I’ve already seen one miserable movie this year about a group of guys who do horrible things to each other, and here I am just a few weeks later dealing with another one. The chief difference between The Loft and Hot Tub Time Machine 2 is that one is a thriller and the other is a comedy. Both are equally wretched examples of their particular genre but I can say of The Loft that at least it didn’t contain a scene in which a man is forced to rape another man on live television while his fiancé watches from the audience. Nor did a contain a scene in which a man arrives at a large glass window with his penis hanging out. These are the jokes folks!
Hot Tub Time Machine 2 is a miserable piece of garbage, a wholly unfunny comedy about worthless human beings who treat each like trash and still call each other friends. It’s a needless sequel, of course, to 2010’s surprisingly good Hot Tub Time Machine, but without that movie’s charm or human touches.
If you recall, in the original, four guys: Jacob (Clark Duke), Nick (Craig Robinson), Lou (Rob Corddry) and Adam (John Cusack) discovered a way to travel back in time using the titular hydrotherapy device. While screwing up the timeline, they also managed to make themselves unreasonably successful.
The sequel picks up with their success. Lou owns a successful computer company called Lougle; Nick has become a successful singer by stealing other people’s hit songs before they are written; and Jacob has a job working as Lou’s butler. The problem is that success has made these guys into terrible human beings. No, wait! What I mean to say is that it has made them wretched pieces of human slime. They do things to each other that are painfully unfunny, and most of their pranks revolve around their genitalia. In the world of man-child comedies, these guys have lowered the bar. There’s a moment in which a nurse injects a needle into one guy’s swollen testicle which forces semen to come gushing out all over Nick’s face. These are the jokes!

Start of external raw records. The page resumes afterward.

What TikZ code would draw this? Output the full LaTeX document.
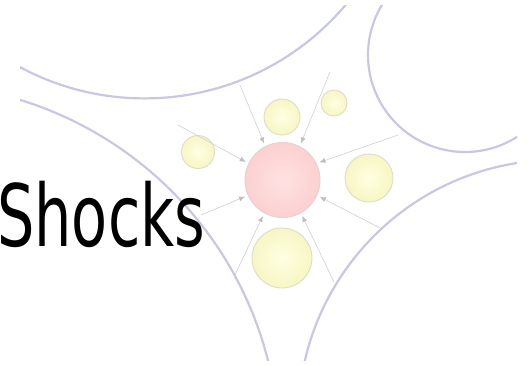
\documentclass[tikz,border=0pt]{standalone}
\usepackage{fontspec}
\newfontfamily\titlefont{DejaVu Sans}
\usetikzlibrary{arrows.meta}
\definecolor{arccol}{RGB}{200,200,228}
\definecolor{arrowcol}{RGB}{208,208,208}
\definecolor{tipcol}{RGB}{190,190,190}
\definecolor{yelin}{RGB}{255,255,226}
\definecolor{yelout}{RGB}{246,246,196}
\definecolor{yelbd}{RGB}{222,222,200}
\definecolor{redin}{RGB}{255,226,226}
\definecolor{redout}{RGB}{252,208,208}
\definecolor{redbd}{RGB}{230,208,208}
\tikzset{
  bigarc/.style={draw=arccol, line width=2.2pt},
  ball/.style={circle, draw=yelbd, line width=0.9pt, inner sep=0pt,
    inner color=yelin, outer color=yelout},
  core/.style={circle, draw=redbd, line width=0.9pt, inner sep=0pt,
    inner color=redin, outer color=redout},
  feed/.style={draw=arrowcol, line width=0.6pt,
    -{Latex[length=6pt,width=5pt,color=tipcol]}, shorten >=3pt},
}
\begin{document}
\begin{tikzpicture}[x=1pt,y=-1pt]
\useasboundingbox (0,0) rectangle (529,365);
\fill[white] (0,0) rectangle (529,365);
\begin{scope}
  \clip (20,5) rectangle (517,360);
  \draw[bigarc] (144.5,-164.6) circle[radius=263];
  \draw[bigarc] (465,55) circle[radius=97];
  \draw[bigarc] (-87.4,450.4) circle[radius=366.5];
  \draw[bigarc] (557.3,418.9) circle[radius=259];
\end{scope}
% free ends of the feeding arrows
\coordinate (s1) at (240,85);
\coordinate (s2) at (330,72);
\coordinate (s3) at (178,125);
\coordinate (s4) at (398,135);
\coordinate (s5) at (201,215);
\coordinate (s6) at (380,228);
\coordinate (s7) at (234,277);
\coordinate (s8) at (334,282);
% circles
\node[core, minimum size=75pt] (red) at (282.5,180) {};
\node[ball, minimum size=36pt] (y1) at (282,117) {};
\node[ball, minimum size=26pt] (y2) at (334,103) {};
\node[ball, minimum size=33pt] (y3) at (198,152) {};
\node[ball, minimum size=48pt] (y4) at (369,178) {};
\node[ball, minimum size=60pt] (y5) at (282,258) {};
% arrows
\draw[feed] (s1) -- (red.117);
\draw[feed] (s2) -- (red.63);
\draw[feed] (s3) -- (red.154);
\draw[feed] (s4) -- (red.26);
\draw[feed] (s5) -- (red.204);
\draw[feed] (s6) -- (red.336);
\draw[feed] (s7) -- (red.241);
\draw[feed] (s8) -- (red.299);
% title
\node[anchor=base west, inner sep=0pt] (title) at (-3,246)
  {\scalebox{0.685}[1]{\titlefont\fontsize{86}{90}\selectfont Shocks}};
\end{tikzpicture}
\end{document}
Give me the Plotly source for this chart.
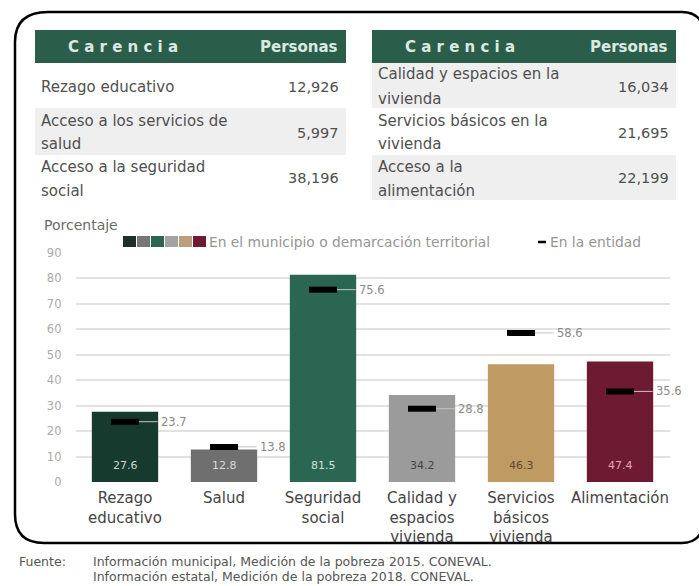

This time there is no John Cusack – apparently the producers didn’t ask him back – and therefore the most grounded and human character is missing. The sequel is led by Rob Corddry, a comedian that I’ve liked on “The Daily Show,” but here he’s given no filter. He plays Lou, a guy who has altered the course of human history and made himself a multi-millionaire, but is also a loud-mouthed bore, a slob horndog who habitually abuses his employees, his friends and womankind in general while pulling pranks that should justifiably get him arrested. He is completely without any shred of human decency. This is the guy who will screw his best friend’s bride in the changing room just before the wedding. These are the jokes!
The chief plot point in the film is that, during a party, an angry colleague shoots him point blank in the penis with a shotgun and so his friends have to take his corpse back in time to catch the culprit and stop Lou from being murdered. If they never went back in time and simply left Lou dead on the floor that would have been fine with me. I hated this character so much that every time I saw his wiseass smiling face, I just wanted to punch him. And that’s a problem since we see his big stupid grin quite a bit in 93 minutes.
The rest of the plot has the guys, now joined by Adam Scott, mucking around in the world of the future where they play vicious pranks on one another and talk to each other with complete and utter disdain. The jokes they tell in the future are the same tired and stupid jokes that they tell in the present. The comedy is at that annoying juvenile man-child level in which grown men talk to each other like unruly pre-teen boys, much of which is aimed at their penises. These are the jokes!
Hot Tub Time Machine 2 illustrates the fundamental problem with comedy sequels. It has a brand name so no one involved in the production feels the need to try. They’ve taken the smallest ideas from the first and ramped it up with cruel and inhumane jokes involving male genitalia and homophobia at the lowest possible level. This is the kind of bad movie that ruins your day.
NOTE: I’ve given the movie my lowest rating based on one unconscionably cruel joke. In the future, it is mentioned, that one of the most popular shows is a reality show in which toddlers are caught in the basement of a collapsed building and have to find their way out. When I heard this my mind immediately conjured up images of the The Oklahoma City Bombing. It isn’t implicitly stated that this is a reference to that tragedy – I certainly hope not – but faced with a comedy that would use a joke that immediately brought that tragedy to mind just threw me into a state of sadness. Again, I don’t know if the writers were pointing at that tragedy – in my heart I hope they weren’t – but the fact that this was part of my mental imagery turned a bad movie into an unreasonably cruel one.